Representing all languages is ok as a goal -- adding klingon and BS emojis not so much (from a sanity perspective, if adding them meddled with having a logical and simple representation of characters).
So, it comes to "the fact that some visible characters are made up of many graphemes the number of single code points would be huge" and "while some languages it's feasable to normalize them to single code points but other langagues it would not be".
Wouldn't 32 bits be enough for all possible valid combinations? I see e.g. that: "The largest corpus of modern Chinese words is as listed in the Chinese Hanyucidian (汉语辞典), with 370,000 words derived from 23,000 characters".
And how many combinations are there of stuff like Hangul? I see that's 11,172. Accents in languages like Russian, Hungarian, Greek should be even easier.
Now, having each accented character as a separate might take some lookup tables -- but we already require tons of complicated lookup tables for string manipulation in UTF-8 implementations IIRC.
I'm curious why you think that UTF-8 requires complicated lookup tables.
Because in the end it's still a Unicode encoding, and still has to deal with BS like "equivalence", right?

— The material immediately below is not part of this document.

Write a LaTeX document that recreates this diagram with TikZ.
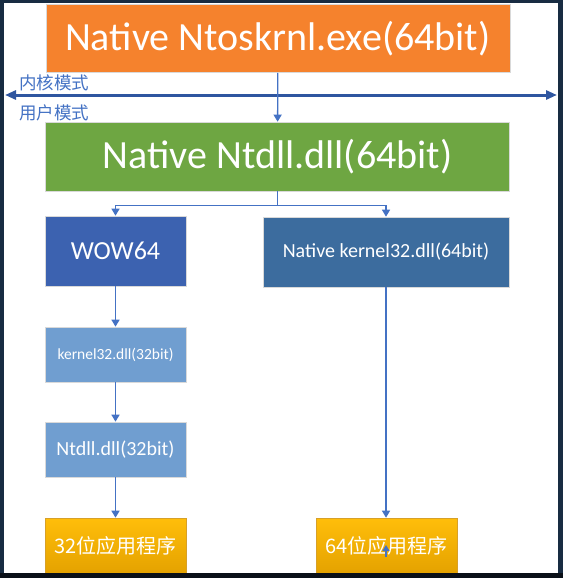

Which is not mechanically encoded in the err, encoding (e.g. all characters with the same bit pattern there are equivalent) but needs external tables for that.
And I added that while this might need some lookup tables, we already have those in UTF-8 too anyway (a non fixed width encoding).
So the reason I didn't mention UTF-16 and UTF-32 is because those are already fixed-size to begin with (and increasingly less used nowadays except in platforms stuck with them for legacy reasons) -- so the "competitor" encoding would be UTF-8, not them.